■ EXERCISE GOAL: Output each line exactly as it appears, skipping any embedded picture.

■ PROVIDED DATA:
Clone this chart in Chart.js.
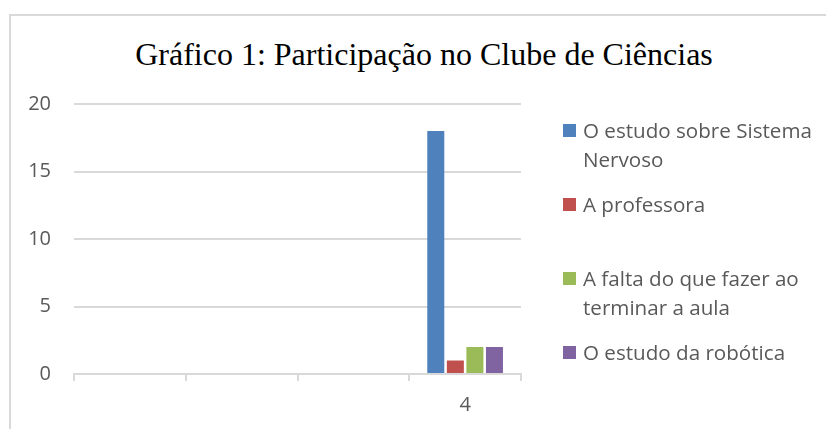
<!DOCTYPE html>
<html>
<head>
<meta charset="utf-8">
<script src="https://cdn.jsdelivr.net/npm/chart.js@4.4.0/dist/chart.umd.min.js"></script>
<style>
  html, body { margin:0; padding:0; background:#fff; overflow:hidden; width:826px; height:429px; }
  #frame { position:absolute; left:9px; top:14px; width:900px; height:500px; border-left:2px solid #d9d9d9; border-top:2px solid #d9d9d9; }
  #title { position:absolute; left:0; width:848px; top:38px; text-align:center; font-family:"Liberation Serif","Times New Roman",serif; font-size:32px; line-height:32px; color:#000; white-space:nowrap; }
  #c { position:absolute; left:0; top:0; }
  #legend { position:absolute; left:563px; top:116px; font-family:"Open Sans",sans-serif; font-size:20.6px; line-height:29px; color:#595959; }
  .item { position:relative; height:74px; padding-left:20px; white-space:nowrap; }
  .sw { position:absolute; left:0; top:8px; width:13px; height:13px; }
</style>
</head>
<body>
<div id="frame"></div>
<div id="title"></div>
<canvas id="c" width="826" height="429"></canvas>
<div id="legend"></div>
<script>
const titleText = "Gráfico 1: Participação no Clube de Ciências";
const categories = ["", "", "", "4"];
const seriesLabels = [
  ["O estudo sobre Sistema", "Nervoso"],
  ["A professora"],
  ["A falta do que fazer ao", "terminar a aula"],
  ["O estudo da robótica"]
];
const seriesValues = [
  [null, null, null, 18],
  [null, null, null, 1],
  [null, null, null, 2],
  [null, null, null, 2]
];
const seriesColors = ["#4F81BD", "#C0504D", "#9BBB59", "#8064A2"];
const yTicks = [0, 5, 10, 15, 20];

document.getElementById('title').textContent = titleText;

const tickFont = { family: "Open Sans", size: 20 };
const chart = new Chart(document.getElementById('c'), {
  type: 'bar',
  data: {
    labels: categories,
    datasets: seriesValues.map((v, i) => ({
      label: seriesLabels[i].join(' '),
      data: v,
      backgroundColor: seriesColors[i],
      borderWidth: 0,
      categoryPercentage: 0.7,
      barPercentage: 0.87
    }))
  },
  options: {
    responsive: false,
    devicePixelRatio: 1,
    animation: false,
    layout: { padding: { left: 0, top: 104, right: 305, bottom: 15 } },
    plugins: { legend: { display: false }, title: { display: false }, tooltip: { enabled: false } },
    scales: {
      x: {
        grid: { display: true, drawOnChartArea: false, drawTicks: true, tickLength: 7, color: '#d9d9d9', lineWidth: 2, offset: true },
        border: { display: true, color: '#d9d9d9', width: 2 },
        ticks: { font: tickFont, color: '#595959', padding: 12, maxRotation: 0 },
        afterFit: s => { s.height = 40; }
      },
      y: {
        min: 0, max: 20,
        afterBuildTicks: s => { s.ticks = yTicks.map(v => ({ value: v })); },
        grid: { color: '#d9d9d9', lineWidth: 2, drawTicks: false },
        border: { display: false },
        ticks: { font: tickFont, color: '#595959', padding: 23 },
        afterFit: s => { s.width = 74; }
      }
    }
  }
});

const leg = document.getElementById('legend');
chart.data.datasets.forEach((ds, i) => {
  const it = document.createElement('div');
  it.className = 'item';
  const sw = document.createElement('div');
  sw.className = 'sw';
  sw.style.background = ds.backgroundColor;
  it.appendChild(sw);
  seriesLabels[i].forEach(line => {
    const l = document.createElement('div');
    l.textContent = line;
    it.appendChild(l);
  });
  leg.appendChild(it);
});
</script>
</body>
</html>
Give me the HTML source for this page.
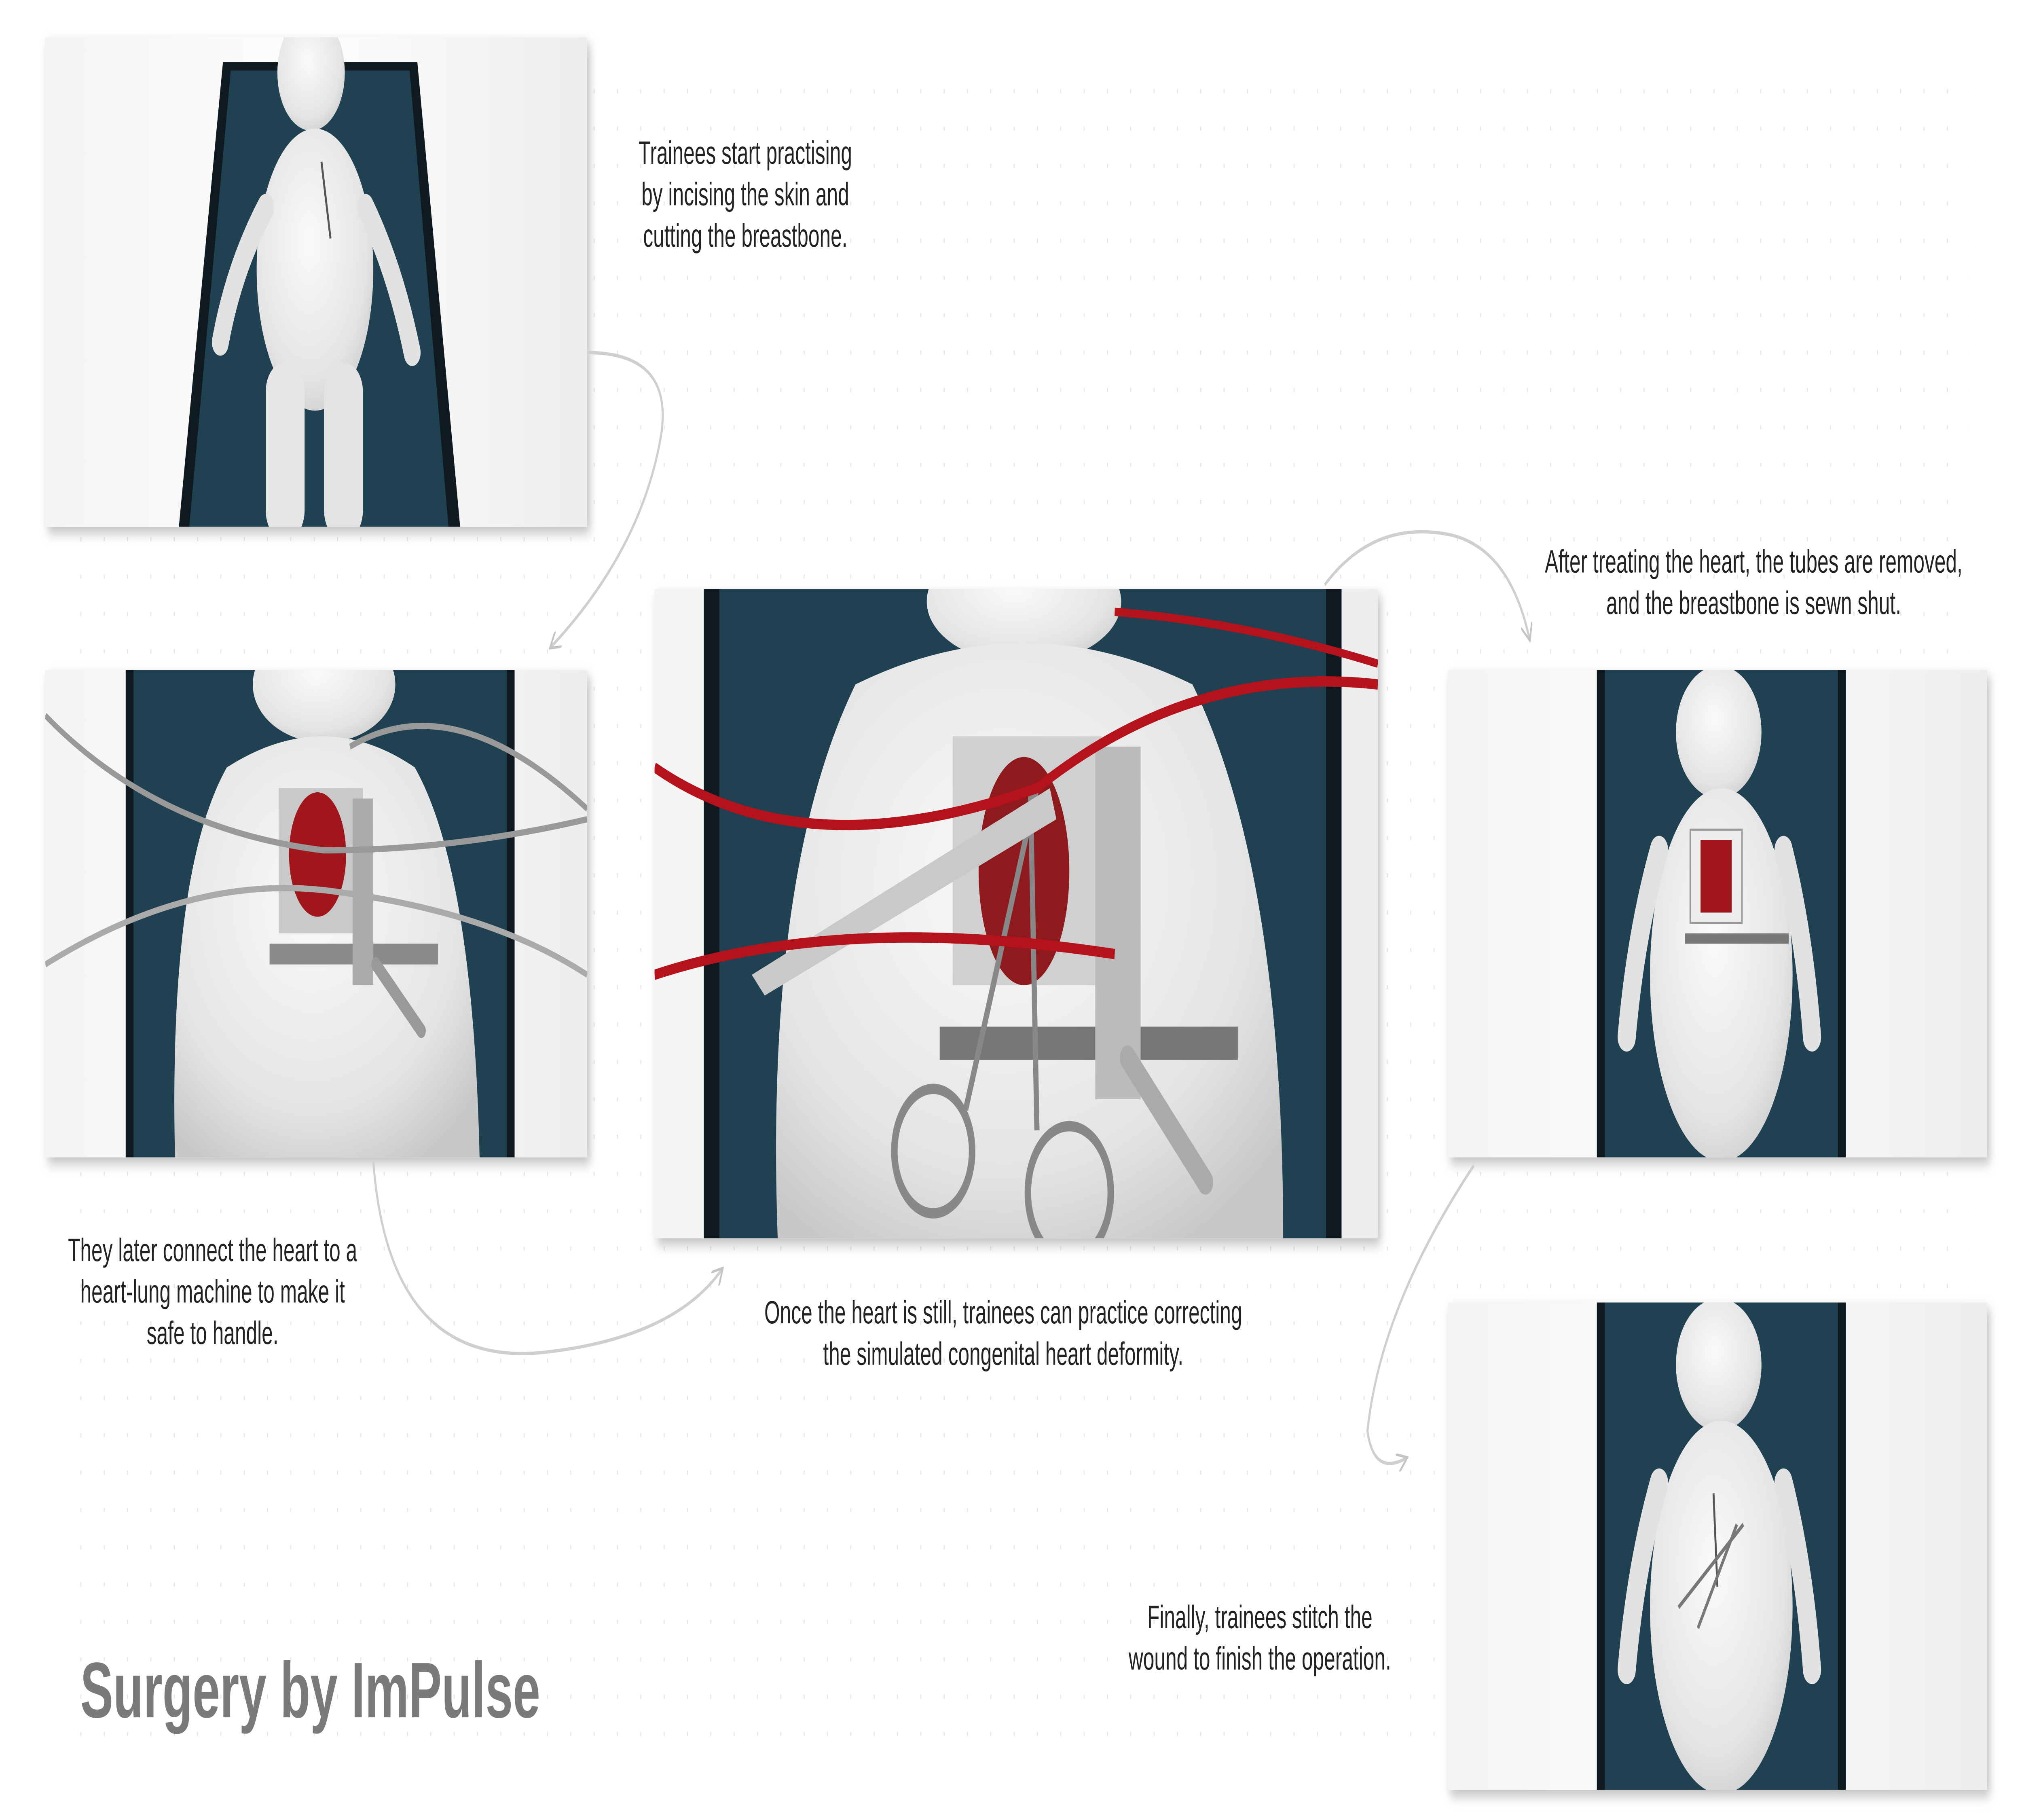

■ OUTPUT BELOW:
Clone this chart in Chart.js.
<!DOCTYPE html>
<html>
<head>
<meta charset="utf-8">
<script src="https://cdn.jsdelivr.net/npm/chart.js@4.4.0/dist/chart.umd.min.js"></script>
<style>
  html, body { margin:0; padding:0; background:#fff; overflow:hidden; width:826px; height:429px; }
  #frame { position:absolute; left:9px; top:14px; width:900px; height:500px; border-left:2px solid #d9d9d9; border-top:2px solid #d9d9d9; }
  #title { position:absolute; left:0; width:848px; top:38px; text-align:center; font-family:"Liberation Serif","Times New Roman",serif; font-size:32px; line-height:32px; color:#000; white-space:nowrap; }
  #c { position:absolute; left:0; top:0; }
  #legend { position:absolute; left:563px; top:116px; font-family:"Open Sans",sans-serif; font-size:20.6px; line-height:29px; color:#595959; }
  .item { position:relative; height:74px; padding-left:20px; white-space:nowrap; }
  .sw { position:absolute; left:0; top:8px; width:13px; height:13px; }
</style>
</head>
<body>
<div id="frame"></div>
<div id="title"></div>
<canvas id="c" width="826" height="429"></canvas>
<div id="legend"></div>
<script>
const titleText = "Gráfico 1: Participação no Clube de Ciências";
const categories = ["", "", "", "4"];
const seriesLabels = [
  ["O estudo sobre Sistema", "Nervoso"],
  ["A professora"],
  ["A falta do que fazer ao", "terminar a aula"],
  ["O estudo da robótica"]
];
const seriesValues = [
  [null, null, null, 18],
  [null, null, null, 1],
  [null, null, null, 2],
  [null, null, null, 2]
];
const seriesColors = ["#4F81BD", "#C0504D", "#9BBB59", "#8064A2"];
const yTicks = [0, 5, 10, 15, 20];

document.getElementById('title').textContent = titleText;

const tickFont = { family: "Open Sans", size: 20 };
const chart = new Chart(document.getElementById('c'), {
  type: 'bar',
  data: {
    labels: categories,
    datasets: seriesValues.map((v, i) => ({
      label: seriesLabels[i].join(' '),
      data: v,
      backgroundColor: seriesColors[i],
      borderWidth: 0,
      categoryPercentage: 0.7,
      barPercentage: 0.87
    }))
  },
  options: {
    responsive: false,
    devicePixelRatio: 1,
    animation: false,
    layout: { padding: { left: 0, top: 104, right: 305, bottom: 15 } },
    plugins: { legend: { display: false }, title: { display: false }, tooltip: { enabled: false } },
    scales: {
      x: {
        grid: { display: true, drawOnChartArea: false, drawTicks: true, tickLength: 7, color: '#d9d9d9', lineWidth: 2, offset: true },
        border: { display: true, color: '#d9d9d9', width: 2 },
        ticks: { font: tickFont, color: '#595959', padding: 12, maxRotation: 0 },
        afterFit: s => { s.height = 40; }
      },
      y: {
        min: 0, max: 20,
        afterBuildTicks: s => { s.ticks = yTicks.map(v => ({ value: v })); },
        grid: { color: '#d9d9d9', lineWidth: 2, drawTicks: false },
        border: { display: false },
        ticks: { font: tickFont, color: '#595959', padding: 23 },
        afterFit: s => { s.width = 74; }
      }
    }
  }
});

const leg = document.getElementById('legend');
chart.data.datasets.forEach((ds, i) => {
  const it = document.createElement('div');
  it.className = 'item';
  const sw = document.createElement('div');
  sw.className = 'sw';
  sw.style.background = ds.backgroundColor;
  it.appendChild(sw);
  seriesLabels[i].forEach(line => {
    const l = document.createElement('div');
    l.textContent = line;
    it.appendChild(l);
  });
  leg.appendChild(it);
});
</script>
</body>
</html>
Give me the HTML source for this page.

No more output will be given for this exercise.